Monolithic News Portal Infrastructure

This project covers the system design for a news website. The requirements are simple: a public-facing site where readers view articles, and an admin panel where editors manage content. To size the infrastructure, I measure RPS during peak hours and multiply by 2-3x to handle unexpected spikes.

System Design: News Portal Infrastructure diagram showing CDN, Load Balancer, Varnish Cache, .NET Application Layer, MongoDB, Redis, and S3 Storage

Infrastructure Approach: Docker on VMs

The system runs Docker containers on rented VMs. This gives us vertical scaling - when traffic grows, we upgrade CPU and RAM, then downgrade when it normalizes.

Pros: Simpler to set up and manage. No need to learn Kubernetes orchestration.

Cons: Scaling is manual and coarse.

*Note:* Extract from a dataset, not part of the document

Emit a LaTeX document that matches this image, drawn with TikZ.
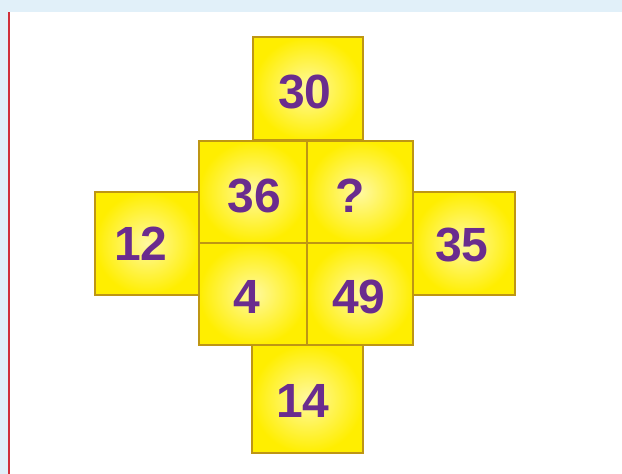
\documentclass[tikz,border=0pt]{standalone}
\usepackage{fontspec}
\setmainfont{Liberation Sans}
\definecolor{bgblue}{RGB}{225,240,249}
\definecolor{redline}{RGB}{208,48,58}
\definecolor{boxedge}{RGB}{190,150,20}
\definecolor{yinner}{RGB}{255,249,160}
\definecolor{youter}{RGB}{255,238,0}
\definecolor{numpurple}{RGB}{106,44,142}
\tikzset{
  tile/.style={rectangle, draw=boxedge, line width=1.2pt, inner sep=0pt,
    shading=radial, inner color=yinner, outer color=youter},
  num/.style={inner sep=0pt, text=numpurple, font=\fontsize{48}{48}\selectfont\bfseries}
}
\begin{document}
\begin{tikzpicture}[x=1pt,y=-1pt]
\useasboundingbox (0,0) rectangle (622,474);
\fill[bgblue] (0,0) rectangle (622,474);
\fill[white] (9,12) rectangle (622,474);
\fill[redline] (8,12) rectangle (10,474);
% tiles
\node[tile, minimum width=104pt, minimum height=103pt] (tl) at (147,243.5) {};
\node[tile, minimum width=102pt, minimum height=103pt] (tr) at (464,243.5) {};
\node[tile, minimum width=110pt, minimum height=103pt] (tt) at (308,88.5) {};
\node[tile, minimum width=111pt, minimum height=108pt] (tb) at (307.5,399) {};
\node[tile, minimum width=108pt, minimum height=102pt] (c1) at (253,192) {};
\node[tile, minimum width=106pt, minimum height=102pt] (c2) at (360,192) {};
\node[tile, minimum width=108pt, minimum height=102pt] (c3) at (253,294) {};
\node[tile, minimum width=106pt, minimum height=102pt] (c4) at (360,294) {};
% numbers
\node[num] (n30) at (305,92) {30};
\node[num] (n36) at (254.5,196) {36};
\node[num] (nq) at (350,196) {?};
\node[num] (n12) at (141,244) {12};
\node[num] (n35) at (462,245) {35};
\node[num] (n4) at (247,297) {4};
\node[num] (n49) at (359,297) {49};
\node[num] (n14) at (303,401) {14};
\end{tikzpicture}
\end{document}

You pay for whole VM upgrades even if you only need a bit more capacity. Active DevOps monitoring is required. Kubernetes would give finer cost control, but adds complexity that wasn't justified for this project.

Tech Stack

.NET: Chosen for performance under load. News sites can spike hard when stories break, and .NET handles concurrent requests well. The trade-off is longer development time compared to Node.js or Python.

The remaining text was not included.